━━━ Supplied data
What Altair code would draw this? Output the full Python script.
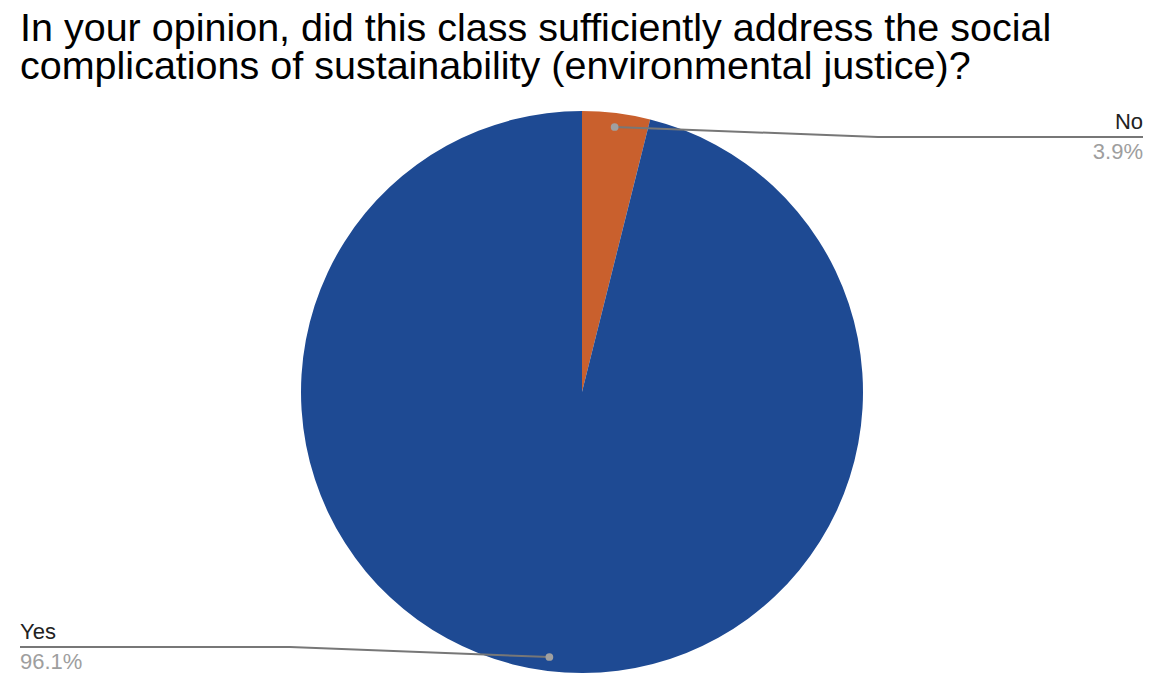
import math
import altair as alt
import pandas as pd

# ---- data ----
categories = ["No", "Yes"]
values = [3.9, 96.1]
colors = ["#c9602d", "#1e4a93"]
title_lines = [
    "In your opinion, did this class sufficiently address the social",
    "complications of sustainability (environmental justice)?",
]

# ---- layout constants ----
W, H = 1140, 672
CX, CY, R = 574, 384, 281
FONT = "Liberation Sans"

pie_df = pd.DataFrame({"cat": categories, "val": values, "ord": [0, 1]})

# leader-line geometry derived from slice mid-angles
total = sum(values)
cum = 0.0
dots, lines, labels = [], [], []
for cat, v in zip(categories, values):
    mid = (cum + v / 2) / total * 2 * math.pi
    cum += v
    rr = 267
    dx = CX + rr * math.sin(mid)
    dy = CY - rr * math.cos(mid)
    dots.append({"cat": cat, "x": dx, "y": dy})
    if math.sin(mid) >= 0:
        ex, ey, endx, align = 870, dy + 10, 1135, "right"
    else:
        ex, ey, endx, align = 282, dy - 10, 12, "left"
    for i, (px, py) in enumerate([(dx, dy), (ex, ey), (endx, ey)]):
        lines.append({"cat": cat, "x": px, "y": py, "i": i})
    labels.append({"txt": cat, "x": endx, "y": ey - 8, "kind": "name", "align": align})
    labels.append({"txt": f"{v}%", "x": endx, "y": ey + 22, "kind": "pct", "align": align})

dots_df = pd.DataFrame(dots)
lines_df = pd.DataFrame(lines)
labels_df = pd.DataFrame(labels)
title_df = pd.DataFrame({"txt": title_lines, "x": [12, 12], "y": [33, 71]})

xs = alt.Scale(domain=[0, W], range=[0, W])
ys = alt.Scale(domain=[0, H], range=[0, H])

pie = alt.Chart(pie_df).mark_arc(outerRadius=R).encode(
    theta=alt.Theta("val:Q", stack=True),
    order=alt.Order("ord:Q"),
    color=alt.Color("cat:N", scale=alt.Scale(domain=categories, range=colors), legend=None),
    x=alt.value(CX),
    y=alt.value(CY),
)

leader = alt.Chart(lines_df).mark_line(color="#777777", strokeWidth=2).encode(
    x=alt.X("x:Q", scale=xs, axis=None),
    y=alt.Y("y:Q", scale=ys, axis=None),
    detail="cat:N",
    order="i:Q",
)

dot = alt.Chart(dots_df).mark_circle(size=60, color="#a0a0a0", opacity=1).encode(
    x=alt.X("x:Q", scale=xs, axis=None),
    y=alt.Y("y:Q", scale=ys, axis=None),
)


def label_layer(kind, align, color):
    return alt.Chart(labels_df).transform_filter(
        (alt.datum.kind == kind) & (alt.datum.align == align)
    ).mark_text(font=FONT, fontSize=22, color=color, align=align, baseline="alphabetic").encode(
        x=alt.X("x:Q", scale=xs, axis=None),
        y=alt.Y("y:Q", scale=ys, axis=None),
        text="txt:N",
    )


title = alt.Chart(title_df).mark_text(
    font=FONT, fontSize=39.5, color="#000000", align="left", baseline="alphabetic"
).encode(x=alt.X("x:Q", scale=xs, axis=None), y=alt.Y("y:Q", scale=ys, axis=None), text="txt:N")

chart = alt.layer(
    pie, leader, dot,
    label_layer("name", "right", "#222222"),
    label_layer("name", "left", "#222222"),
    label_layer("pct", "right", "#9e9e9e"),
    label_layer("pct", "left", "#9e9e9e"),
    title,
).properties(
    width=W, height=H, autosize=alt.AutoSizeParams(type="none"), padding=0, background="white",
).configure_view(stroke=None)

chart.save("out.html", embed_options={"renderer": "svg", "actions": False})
━━━━━━
* Brief *
Scan the listing above for the word "this" and copy every line that holds it.

* Result of the exercise *
What Altair code would draw this? Output the full Python script.
    "In your opinion, did this class sufficiently address the social",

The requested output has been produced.